The following history of Spring Grove was written in 1880 by Sven H. Ellestad in the Spring Grove Posten, the town’s first newspaper, published weekly in Norwegian for approximately a year. An annual subscription cost 50 cents. There has been no change in the punctuation from a 1947 reprint in English as translated by his niece, Clara Johnosrud Torvik:
Spring Grove, Minnesota
“Thirty years ago the vicinity of the present Spring Grove was a wilderness. The only enlivening sounds were the calls of the wild animals, the songs of the birds, and the weird cry of wandering hordes of Indians. The fertile land lay barren; no sound of an axe was heard in the woodland, and no smoke from a friendly, family hearth rose toward the heavens.
“The trend of the caravans of immigrants was toward the west, and they came quickly. As early as the summer of 1852, Peder Johnson Lommen, of Valdris Norway, came with his team and settled where he now dwells, about two miles northwest of Spring Grove. Soon others came to make their homes here. Among them were Even Hoime, Knut Bergo, Haaken Narveson, Knudt Kleland, Ole and Thorleif Berg, Torgeir Johnson, Ole Ulen, and John Kroshus.
“That fall Ole Ristey came who passed away a few years ago, at a ripe, old age. The following year more settlers came and before long all the tillable land of a large area was taken possession of by sturdy pioneers, most of the Norwegians.
“The first school house was built in 1857, and in the same year the Rev. C. F. Clausen arrived, who was a theological graduate from the University of Oslo, Norway, and a friendly, personable older man.
“An American, Smith by name, who at present has his home in Caledonia, was the first merchant in Spring Grove. Mons Fladager, a brother of the sculptor Ole Fladager, who died in Rome, Italy a few years ago was the second merchant here. (People well remember the Fladager Store on the north side of Main street, with a big iron Lion as its sign, which now is found by the M. Fladager store on the opposite side of the street.)
“Soon after Mr. Fladager, came the merchants Nils Hendrickson, and Nils Olsen. Enoch Anderson of Trondhjem, Norway was the first blacksmith, and soon Spring Grove had business establishments representing almost all lines of business and trade.
“The first church erected was completed in 1868, and was torn down in 1879, as a much longer, magnificent church edifice had been erected and was in use at that time. Pastor Claussen passed away in 1870 after a painful illness, and was succeeded by the Rev. Styrk S. Reque, a man full of zeal and the vigor of strong manhood. As his predecessor had done, so he also served, not only Spring Grove Trinity Lutheran church, but Wilmington, Black Hammer and Riceford congregations.

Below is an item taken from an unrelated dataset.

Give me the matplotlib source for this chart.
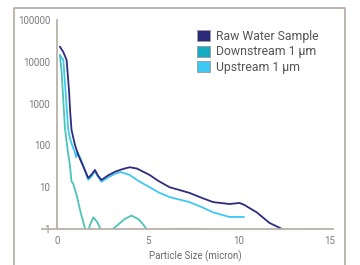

“The first train rolled into Spring Grove, Oct. 8, 1879, and we can now if we may express ourselves in this fashion, travel to all parts of the world on the wings of steam power! While Spring Grove has grown to be a beautiful and busy village, the surrounding territory has also made great progress. Everywhere the eye beholds well cultivated fields, green valleys, cool, shady woodlands and well built up rural homes. Prosperity is in evidence in spite of meager crops the last years.
“The author Krstofer Janson, visited here during his trip through the states, and lectured here March first and second, this spring. We hope this talented man’s discourse on life and its problems will be an inspiration and have a lasting effect for the future.
“If it is admitted that Spring Grove and vicinity have contributed somewhat toward the civilization of the northwest, it may not be too assuming on our part if we wish to take part in greater measure by sending forth this little, unpretentious Spring Grove-Post into the world.
“We have in our subscription invitation our standpoint, that we love the common people and those in authority, and love and respect the noble and freedom-loving men and women, without reference to station in life, or wealth or the lack of it.”